The budget for the project was $100,000, which included artists’ fees, supervision, and materials as needed.
The Arts Council was invited to participate in this project through the architect Gerald Billes of Billes & Manning. A call to artists was circulated among regional artists to submit letters of interest. Through an interview process that involved active participation with the project architects, the lead artist was selected and a team assembled.
This project became an improvisational jazz piece. Playing off one another, the artists attempted to build around the themes of local musical traditions and the south Louisiana natural environment. The process allowed for the stylistic uniqueness of the members in "solo performances"without sacrificing the ensemble’s strength.
This project was part of a major effort to upgrade the New Orleans International Airport. At the time of the project's inception, there was no design review process for the airport and no real coordination between any airport elements: as new construction or renovation took place, different architects, contractors and engineers did whatever they wanted to without regard to any previous plan and without the benefit of a long-range design strategy. It was hoped that the consciously coordinated design of this installation would inspire the Aviation Board (the airport's governing agency) to become more design-conscious and cognizant of the value of coordinated, thoughtful design.
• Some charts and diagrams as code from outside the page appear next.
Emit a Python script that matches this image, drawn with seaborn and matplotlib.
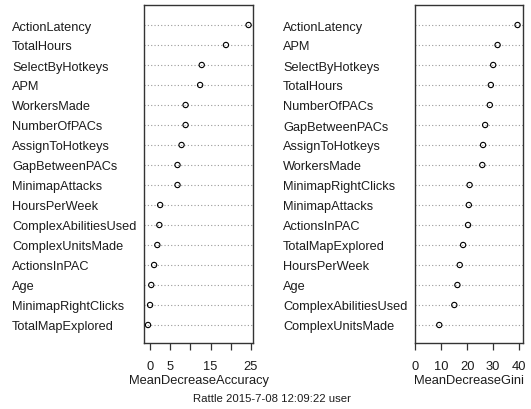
#!/usr/bin/env python3
"""Variable importance dot charts (random forest, two measures)."""

import matplotlib
matplotlib.use("Agg")
import matplotlib.pyplot as plt
import pandas as pd
import seaborn as sns

# Mean decrease in accuracy, sorted as in the chart (top to bottom)
acc_vars = [
    "ActionLatency", "TotalHours", "SelectByHotkeys", "APM", "WorkersMade",
    "NumberOfPACs", "AssignToHotkeys", "GapBetweenPACs", "MinimapAttacks",
    "HoursPerWeek", "ComplexAbilitiesUsed", "ComplexUnitsMade",
    "ActionsInPAC", "Age", "MinimapRightClicks", "TotalMapExplored",
]
acc_vals = [24.4, 18.8, 12.8, 12.4, 8.8, 8.8, 7.8, 6.8, 6.8,
            2.5, 2.3, 1.8, 1.0, 0.3, 0.0, -0.5]

# Mean decrease in Gini
gini_vars = [
    "ActionLatency", "APM", "SelectByHotkeys", "TotalHours", "NumberOfPACs",
    "GapBetweenPACs", "AssignToHotkeys", "WorkersMade", "MinimapRightClicks",
    "MinimapAttacks", "ActionsInPAC", "TotalMapExplored", "HoursPerWeek",
    "Age", "ComplexAbilitiesUsed", "ComplexUnitsMade",
]
gini_vals = [39.4, 31.7, 30.0, 29.1, 28.7, 26.9, 26.1, 25.8, 20.9,
             20.6, 20.3, 18.4, 17.1, 16.2, 15.0, 9.2]

acc_ticks = [0, 5, 10, 15, 20, 25]
acc_ticklabels = ["0", "5", "", "15", "", "25"]
gini_ticks = [0, 10, 20, 30, 40]
gini_ticklabels = ["0", "10", "20", "30", "40"]

sns.set_style("white")
plt.rcParams["font.family"] = ["Liberation Sans", "DejaVu Sans"]

TXT = "#1c1c1c"
fig = plt.figure(figsize=(5.31, 4.10), dpi=100)
ax1 = fig.add_axes([144 / 531, 1 - 344 / 410, 109 / 531, 338 / 410])
ax2 = fig.add_axes([415 / 531, 1 - 344 / 410, 108 / 531, 338 / 410])


def dot_panel(ax, names, vals, xlim, ticks, ticklabels, xlabel):
    df = pd.DataFrame({"var": names, "val": vals})
    sns.stripplot(data=df, x="val", y="var", order=names, jitter=False,
                  marker="o", size=3.8, facecolor="none", edgecolor="black",
                  linewidth=0.8, ax=ax, zorder=3)
    # dotted guide line for every variable
    ax.grid(False)
    ax.yaxis.grid(True, linestyle=(0, (1, 2)), color="#9a9a9a", linewidth=0.8)
    ax.set_axisbelow(True)
    ax.set_xlim(*xlim)
    ax.set_ylim(15.9, -1)
    ax.set_xticks(ticks)
    ax.set_xticklabels(ticklabels)
    ax.set_xlabel(xlabel, fontsize=9.3, color=TXT, labelpad=2)
    ax.set_ylabel("")
    for sp in ax.spines.values():
        sp.set_visible(True)
        sp.set_color("#333333")
        sp.set_linewidth(1.0)
    ax.tick_params(axis="x", bottom=True, length=5, width=0.9, direction="out",
                   color="#333333", pad=7, labelsize=9.3, labelcolor=TXT)
    ax.tick_params(axis="y", length=0, pad=95, labelsize=9.2, labelcolor=TXT)
    for lab in ax.get_yticklabels():
        lab.set_horizontalalignment("left")


dot_panel(ax1, acc_vars, acc_vals, (-1.5, 25.5), acc_ticks, acc_ticklabels,
          "MeanDecreaseAccuracy")
dot_panel(ax2, gini_vars, gini_vals, (-0.16, 41.5), gini_ticks, gini_ticklabels,
          "MeanDecreaseGini")

fig.text(272 / 531, 1 - 399 / 410, "Rattle 2015-7-08 12:09:22 user",
         ha="center", va="center", fontsize=8.2, color=TXT)

fig.savefig("out.png", dpi=100)
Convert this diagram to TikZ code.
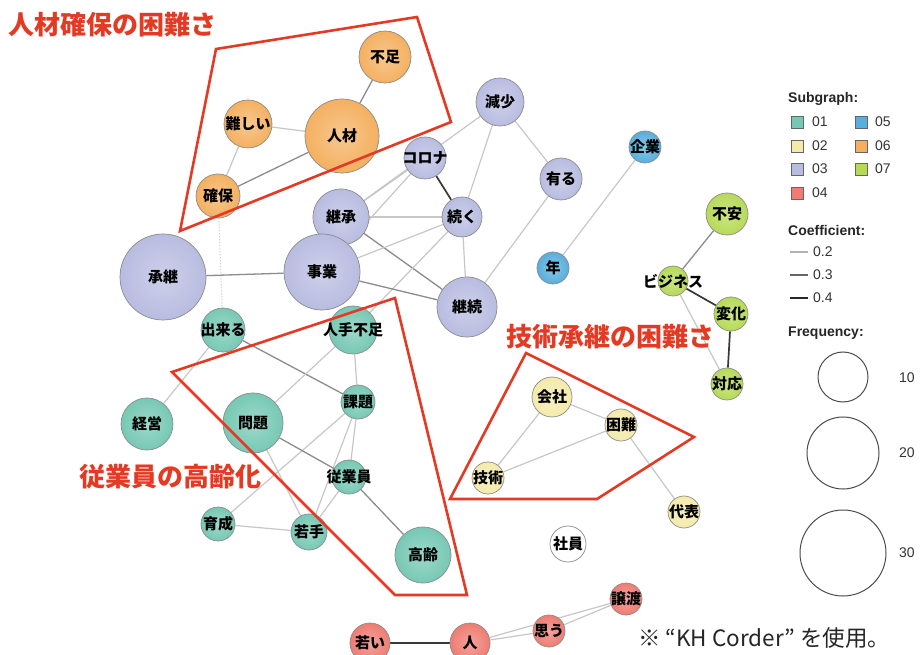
\documentclass[tikz,border=0pt]{standalone}
\usepackage{fontspec}
\setmainfont{Liberation Sans}
\newfontfamily\cjk{Noto Sans CJK JP}
\pgfdeclarelayer{bg}
\pgfdeclarelayer{fg}
\pgfsetlayers{bg,main,fg}
\definecolor{cA}{RGB}{118,200,180}
\definecolor{cB}{RGB}{244,234,170}
\definecolor{cC}{RGB}{184,188,224}
\definecolor{cD}{RGB}{238,124,114}
\definecolor{cE}{RGB}{88,174,220}
\definecolor{cF}{RGB}{244,176,96}
\definecolor{cG}{RGB}{182,218,86}
\definecolor{hullred}{RGB}{228,58,36}
\tikzset{
  kw/.style={circle, draw=black!45, line width=0.7pt, inner sep=0pt},
  kwlab/.style={font=\cjk\bfseries\fontsize{15}{15}\selectfont, text=black, inner sep=0pt},
  elight/.style={draw=black!22, line width=1.2pt},
  emid/.style={draw=black!45, line width=1.3pt},
  edark/.style={draw=black!78, line width=1.7pt},
  hull/.style={draw=hullred, line width=2.6pt, line join=miter},
  ttl/.style={text=hullred, font=\cjk\bfseries\fontsize{26}{26}\selectfont, anchor=west, inner sep=0pt},
  legh/.style={font=\bfseries\fontsize{14}{14}\selectfont, anchor=west, inner sep=0pt, text=black!85},
  legt/.style={font=\fontsize{14}{14}\selectfont, anchor=west, inner sep=0pt, text=black!80},
  legsq/.style={draw=black!60, line width=0.8pt, minimum size=12pt, inner sep=0pt},
  fcirc/.style={circle, draw=black!70, line width=1pt, inner sep=0pt},
}
\newcommand\kwn[6]{\node[kw, shading=radial, inner color=#5!70!white, outer color=#5, minimum size={2*#4pt}] (#1) at (#2,#3) {}; \node[kwlab] at (#1) {#6};}
\begin{document}
\begin{tikzpicture}[x=1pt,y=-1pt]
\begin{pgfonlayer}{bg}
\fill[white] (0,0) rectangle (922,655);
\end{pgfonlayer}
\useasboundingbox (0,0) rectangle (922,655);
% orange
\kwn{fusoku}{385}{57}{26}{cF}{不足}
\kwn{jinzai}{342}{136}{37}{cF}{人材}
\kwn{muzu}{248}{124}{24}{cF}{難しい}
\kwn{kakuho}{218}{196}{22}{cF}{確保}
% purple
\kwn{genshou}{500}{102}{24}{cC}{減少}
\kwn{corona}{425}{158}{21}{cC}{コロナ}
\kwn{aru}{561}{179}{21}{cC}{有る}
\kwn{keishoA}{341}{217}{28}{cC}{継承}
\kwn{tsuzuku}{462}{217}{20}{cC}{続く}
\kwn{shoukei}{163}{277}{43}{cC}{承継}
\kwn{jigyou}{322}{272}{38}{cC}{事業}
\kwn{keizoku}{467}{307}{30}{cC}{継続}
% blue
\kwn{kigyou}{645}{147}{16}{cE}{企業}
\kwn{nen}{553}{268}{16}{cE}{年}
% green
\kwn{fuan}{727}{214}{21}{cG}{不安}
\kwn{business}{673}{281}{15}{cG}{}
\node[kwlab] at (business) {ビジネス};
\kwn{henka}{731}{314}{17}{cG}{変化}
\kwn{taiou}{727}{384}{16}{cG}{対応}
% teal
\kwn{dekiru}{223}{330}{22}{cA}{出来る}
\kwn{hitode}{353}{330}{24}{cA}{人手不足}
\kwn{kadai}{358}{402}{17}{cA}{課題}
\kwn{keiei}{147}{424}{26}{cA}{経営}
\kwn{mondai}{253}{423}{30}{cA}{問題}
\kwn{juugyouin}{349}{477}{17}{cA}{従業員}
\kwn{ikusei}{218}{524}{17}{cA}{育成}
\kwn{wakate}{309}{532}{18}{cA}{若手}
\kwn{kourei}{423}{555}{28}{cA}{高齢}
% yellow
\kwn{kaisha}{552}{397}{20}{cB}{会社}
\kwn{konnan}{621}{425}{16}{cB}{困難}
\kwn{gijutsu}{488}{478}{16}{cB}{技術}
\kwn{daihyou}{684}{512}{16}{cB}{代表}
% white
\kwn{shain}{568}{544}{18}{white}{社員}
% red
\kwn{jouto}{626}{599}{16}{cD}{譲渡}
\kwn{omou}{549}{631}{16}{cD}{思う}
\kwn{hito}{470}{643}{20}{cD}{人}
\kwn{wakai}{370}{643}{20}{cD}{若い}
% edges
\begin{pgfonlayer}{bg}
\draw[emid] (fusoku) -- (jinzai);
\draw[elight] (jinzai) -- (muzu);
\draw[emid] (jinzai) -- (kakuho);
\draw[elight] (muzu) -- (kakuho);
\draw[draw=black!25, line width=1pt, dotted] (kakuho) -- (dekiru);
\draw[elight] (genshou) -- (keishoA);
\draw[elight] (genshou) -- (tsuzuku);
\draw[elight] (genshou) -- (aru);
\draw[elight] (aru) -- (keizoku);
\draw[edark] (corona) -- (tsuzuku);
\draw[elight] (corona) -- (keishoA);
\draw[elight] (corona) -- (jigyou);
\draw[elight] (keishoA) -- (tsuzuku);
\draw[emid] (keishoA) -- (keizoku);
\draw[elight] (jigyou) -- (tsuzuku);
\draw[elight] (tsuzuku) -- (keizoku);
\draw[elight] (tsuzuku) -- (hitode);
\draw[emid] (shoukei) -- (jigyou);
\draw[emid] (jigyou) -- (keizoku);
\draw[elight] (kigyou) -- (nen);
\draw[emid] (fuan) -- (business);
\draw[edark] (business) -- (henka);
\draw[edark] (henka) -- (taiou);
\draw[elight] (business) -- (taiou);
\draw[elight] (dekiru) -- (keiei);
\draw[emid] (dekiru) -- (kadai);
\draw[elight] (hitode) -- (kadai);
\draw[elight] (hitode) -- (mondai);
\draw[elight] (kadai) -- (juugyouin);
\draw[elight] (kadai) -- (wakate);
\draw[elight] (kadai) -- (ikusei);
\draw[emid] (mondai) -- (juugyouin);
\draw[elight] (mondai) -- (wakate);
\draw[elight] (juugyouin) -- (wakate);
\draw[emid] (juugyouin) -- (kourei);
\draw[elight] (ikusei) -- (wakate);
\draw[elight] (kaisha) -- (konnan);
\draw[elight] (kaisha) -- (gijutsu);
\draw[elight] (konnan) -- (gijutsu);
\draw[elight] (konnan) -- (daihyou);
\draw[edark] (wakai) -- (hito);
\draw[elight] (hito) -- (omou);
\draw[elight] (hito) -- (jouto);
\draw[elight] (omou) -- (jouto);
\end{pgfonlayer}
% hulls and titles
\begin{pgfonlayer}{fg}
\draw[hull] (216,49) -- (417,17) -- (451,122) -- (180,231) -- cycle;
\draw[hull] (172,372) -- (395,298) -- (467,595) -- (395,595) -- cycle;
\draw[hull] (526,353) -- (694,437) -- (597,499) -- (450,499) -- cycle;
\node[ttl] (t1) at (8,25) {人材確保の困難さ};
\node[ttl] (t2) at (506,337) {技術承継の困難さ};
\node[ttl] (t3) at (79,477) {従業員の高齢化};
\end{pgfonlayer}
% legend
\node[legh] (lsub) at (788,99) {Subgraph:};
\node[legsq, fill=cA] (s1) at (797,122) {}; \node[legt] at (812,122) {01};
\node[legsq, fill=cB] (s2) at (797,146) {}; \node[legt] at (812,146) {02};
\node[legsq, fill=cC] (s3) at (797,169) {}; \node[legt] at (812,169) {03};
\node[legsq, fill=cD] (s4) at (797,193) {}; \node[legt] at (812,193) {04};
\node[legsq, fill=cE] (s5) at (861,122) {}; \node[legt] at (875,122) {05};
\node[legsq, fill=cF] (s6) at (861,146) {}; \node[legt] at (875,146) {06};
\node[legsq, fill=cG] (s7) at (861,169) {}; \node[legt] at (875,169) {07};
\node[legh] (lcoef) at (788,230) {Coefficient:};
\coordinate (c2a) at (790,252); \coordinate (c2b) at (808,252);
\coordinate (c3a) at (790,275); \coordinate (c3b) at (808,275);
\coordinate (c4a) at (790,298); \coordinate (c4b) at (808,298);
\draw[draw=black!30, line width=1.2pt] (c2a) -- (c2b);
\draw[draw=black!60, line width=1.5pt] (c3a) -- (c3b);
\draw[draw=black!85, line width=1.8pt] (c4a) -- (c4b);
\node[legt] at (813,252) {0.2};
\node[legt] at (813,275) {0.3};
\node[legt] at (813,298) {0.4};
\node[legh] (lfreq) at (788,333) {Frequency:};
\node[fcirc, minimum size=50pt] (f1) at (843,377) {};
\node[fcirc, minimum size=72pt] (f2) at (843,453) {};
\node[fcirc, minimum size=86pt] (f3) at (843,553) {};
\node[legt] at (899,378) {10};
\node[legt] at (899,453) {20};
\node[legt] at (899,553) {30};
\node[font=\cjk\fontsize{22.5}{22.5}\selectfont, anchor=west, inner sep=0pt, text=black!85] (note) at (638,638) {※ “KH Corder” を使用。};
\end{tikzpicture}
\end{document}
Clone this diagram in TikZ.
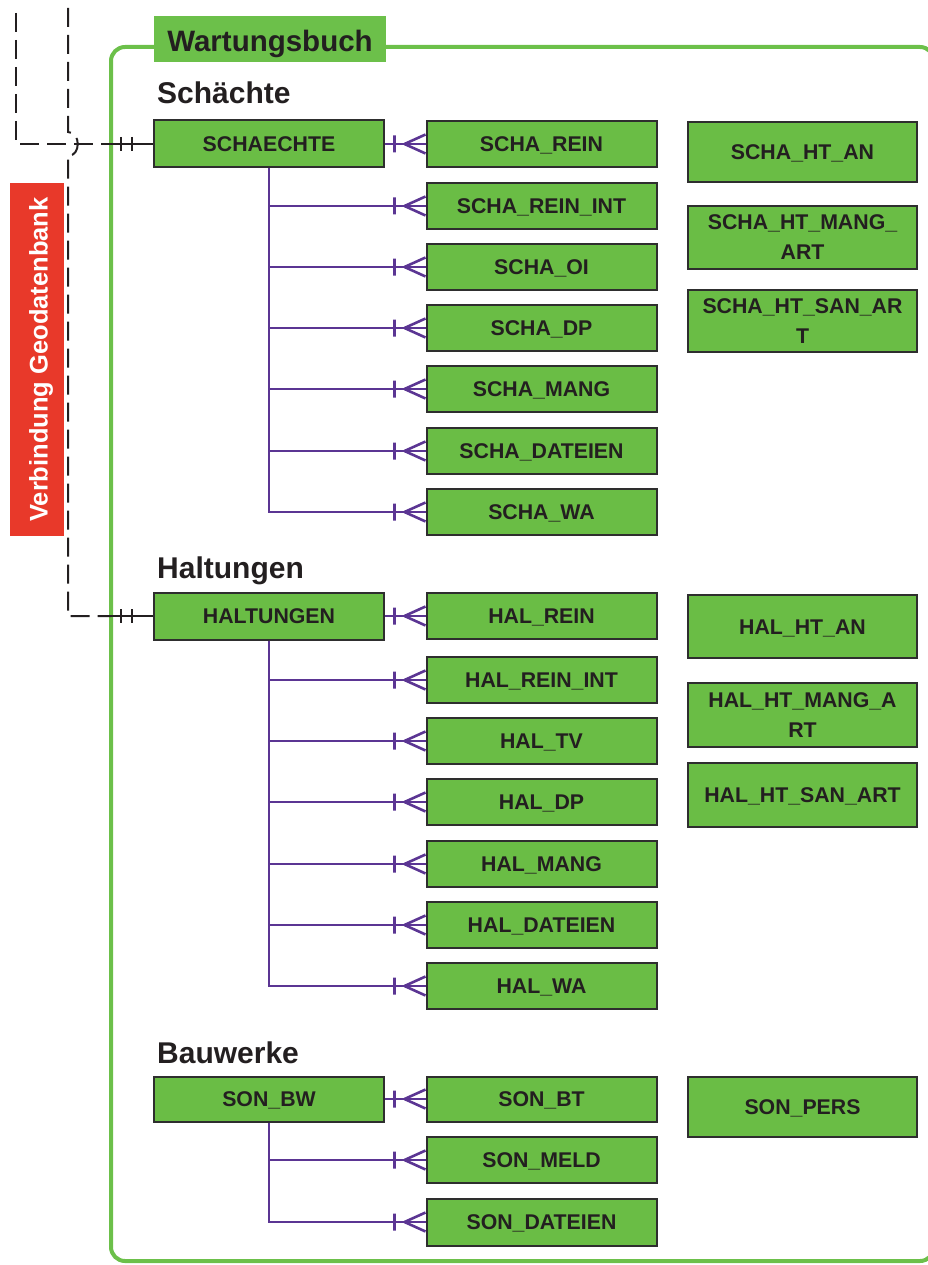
\documentclass[tikz,border=0pt]{standalone}
\usepackage{fontspec}
\setmainfont{Liberation Sans}
\definecolor{boxgreen}{HTML}{6ABD45}
\definecolor{framegreen}{HTML}{6CC04A}
\definecolor{boxline}{HTML}{2E2E2E}
\definecolor{ink}{HTML}{231F20}
\definecolor{relpurple}{HTML}{5B3593}
\definecolor{dbred}{HTML}{E8392A}

% crow's foot (one-to-many, mandatory) at the west side of a table node
\newcommand\crowend[1]{%
  \draw[rel] ([xshift=-21pt]#1.west) -- ([yshift=9.5pt]#1.west)
             ([xshift=-21pt]#1.west) -- ([yshift=-9.5pt]#1.west)
             ([xshift=-31pt,yshift=8.5pt]#1.west) -- ([xshift=-31pt,yshift=-8.5pt]#1.west);}
% double bar (exactly one) in front of a parent table
\newcommand\oneone[1]{%
  \draw[onelink] ([xshift=-32pt,yshift=7pt]#1.west) -- ([xshift=-32pt,yshift=-7pt]#1.west)
                 ([xshift=-21pt,yshift=7pt]#1.west) -- ([xshift=-21pt,yshift=-7pt]#1.west);}

\begin{document}
\begin{tikzpicture}[x=1pt,y=-1pt,
  tbl/.style={draw=boxline, line width=2pt, fill=boxgreen, text=ink,
    font=\fontsize{21.3}{30}\selectfont\bfseries, inner sep=0pt},
  onerow/.style={tbl, text height=15.2pt, text depth=0pt},
  parent/.style={onerow, minimum width=230pt, minimum height=47pt},
  child/.style={onerow, minimum width=230pt, minimum height=46pt},
  lookup/.style={onerow, minimum width=229pt},
  lookuptwo/.style={tbl, minimum width=229pt, align=center},
  heading/.style={anchor=base west, inner sep=0pt, text=ink,
    font=\fontsize{30}{34}\selectfont\bfseries},
  rel/.style={draw=relpurple, line width=2.6pt},
  onelink/.style={draw=ink, line width=2pt},
  dbline/.style={draw=ink, line width=2pt, dash pattern=on 19pt off 8pt},
]
\useasboundingbox (0,0) rectangle (928,1265);
\clip (0,0) rectangle (928,1265);

% outer frame of the maintenance book
\draw[framegreen, line width=4pt, rounded corners=14pt]
  (111,1261) -- (111,47) -- (934,47) -- (934,1261) -- cycle;
\node[fill=framegreen, minimum width=232pt, minimum height=46pt, inner sep=0pt,
  text=ink, text height=26pt, text depth=0pt,
  font=\fontsize{29.5}{34}\selectfont\bfseries] (wtitle) at (270,39) {Wartungsbuch};

% link to the geodatabase
\node[fill=dbred, text=white, rotate=90, minimum width=353pt, minimum height=54pt,
  inner sep=0pt, text height=21pt, text depth=0pt,
  font=\fontsize{25.5}{30}\selectfont\bfseries] (geodb) at (37,359.5) {Verbindung Geodatenbank};

% ---------------- Schächte ----------------
\node[heading] (hschacht) at (157,104) {Schächte};
\node[parent] (schaechte) at (269,144) {SCHAECHTE};
\node[child] (schaRein)    at (541.5,144) {SCHA\_REIN};
\node[child] (schaReinInt) at (541.5,206) {SCHA\_REIN\_INT};
\node[child] (schaOi)      at (541.5,267) {SCHA\_OI};
\node[child] (schaDp)      at (541.5,328) {SCHA\_DP};
\node[child] (schaMang)    at (541.5,389) {SCHA\_MANG};
\node[child] (schaDat)     at (541.5,451) {SCHA\_DATEIEN};
\node[child] (schaWa)      at (541.5,512) {SCHA\_WA};
\node[lookup, minimum height=60pt]    (schaHtAn)   at (802.5,152)   {SCHA\_HT\_AN};
\node[lookuptwo, minimum height=63pt] (schaHtMang) at (802.5,237.5) {SCHA\_HT\_MANG\_\\ART};
\node[lookuptwo, minimum height=62pt] (schaHtSan)  at (802.5,321)   {SCHA\_HT\_SAN\_AR\\T};

\draw[rel] (schaechte.east) -- (schaRein.west);
\foreach \c in {schaReinInt,schaOi,schaDp,schaMang,schaDat,schaWa}
  {\draw[rel] (schaechte.south) |- (\c.west);}
\foreach \c in {schaRein,schaReinInt,schaOi,schaDp,schaMang,schaDat,schaWa}
  {\crowend{\c}}

% ---------------- Haltungen ----------------
\node[heading] (hhalt) at (157,578) {Haltungen};
\node[parent] (haltungen) at (269,616) {HALTUNGEN};
\node[child] (halRein)    at (541.5,616) {HAL\_REIN};
\node[child] (halReinInt) at (541.5,680) {HAL\_REIN\_INT};
\node[child] (halTv)      at (541.5,741) {HAL\_TV};
\node[child] (halDp)      at (541.5,802) {HAL\_DP};
\node[child] (halMang)    at (541.5,864) {HAL\_MANG};
\node[child] (halDat)     at (541.5,925) {HAL\_DATEIEN};
\node[child] (halWa)      at (541.5,986) {HAL\_WA};
\node[lookup, minimum height=63pt]    (halHtAn)   at (802.5,626.5) {HAL\_HT\_AN};
\node[lookuptwo, minimum height=64pt] (halHtMang) at (802.5,715)   {HAL\_HT\_MANG\_A\\RT};
\node[lookup, minimum height=64pt]    (halHtSan)  at (802.5,795)   {HAL\_HT\_SAN\_ART};

\draw[rel] (haltungen.east) -- (halRein.west);
\foreach \c in {halReinInt,halTv,halDp,halMang,halDat,halWa}
  {\draw[rel] (haltungen.south) |- (\c.west);}
\foreach \c in {halRein,halReinInt,halTv,halDp,halMang,halDat,halWa}
  {\crowend{\c}}

% ---------------- Bauwerke ----------------
\node[heading] (hbau) at (157,1063) {Bauwerke};
\node[parent, minimum height=45pt] (sonBw) at (269,1099) {SON\_BW};
\node[child, minimum height=45pt] (sonBt)  at (541.5,1099) {SON\_BT};
\node[child] (sonMeld) at (541.5,1160) {SON\_MELD};
\node[child, minimum height=47pt] (sonDat)  at (541.5,1222) {SON\_DATEIEN};
\node[lookup, minimum height=60pt] (sonPers) at (802.5,1107) {SON\_PERS};

\draw[rel] (sonBw.east) -- (sonBt.west);
\foreach \c in {sonMeld,sonDat}
  {\draw[rel] (sonBw.south) |- (\c.west);}
\foreach \c in {sonBt,sonMeld,sonDat}
  {\crowend{\c}}

% ---------------- links from the geodatabase ----------------
\coordinate (dbA) at (16,13);
\coordinate (dbB) at (68,8);
\coordinate (hopT) at (68,132);
\coordinate (hopB) at (68,156);
\coordinate (inA) at (111,144);
\coordinate (inB) at (111,616);

\draw[dbline] (dbA) |- (inA);
\draw[dbline] (dbB) -- (hopT) .. controls (81,132) and (81,156) .. (hopB) |- (inB);
\draw[onelink] (inA) -- (schaechte.west);
\draw[onelink] (inB) -- (haltungen.west);
\oneone{schaechte}
\oneone{haltungen}
\end{tikzpicture}
\end{document}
The project stretched over a long period of time, from late 1989 until 1995. There were delays in funding and implementation, compounded by late changes in materials and design. Ultimately, as the concourse was nearing completion, the City’s political administration changed and there was a corresponding change in the composition of the Aviation Board. The new Board was reluctant to acknowledge any initiative or project from the previous Board, hence the project never received the public acknowledgement and recognition it deserved. No plaque or printed material was produced, as originally envisioned, to explain the project. Overall, the project is subtle and understated, much like the personalities of those involved. Nevertheless, it stands as a milestone in New Orleans public art for the collaborative way in which it was constructed and executed. It was truly a collaborative process among many different people that worked successfully to produce a project that is as significant for its results as for the means through which those results were achieved. A great deal of credit is due to architect Gerald Billes, who imagined adding a public art component to the way he wanted to design the project and to Emery Clark, who led the team through the challenging and exciting process of collaborative design.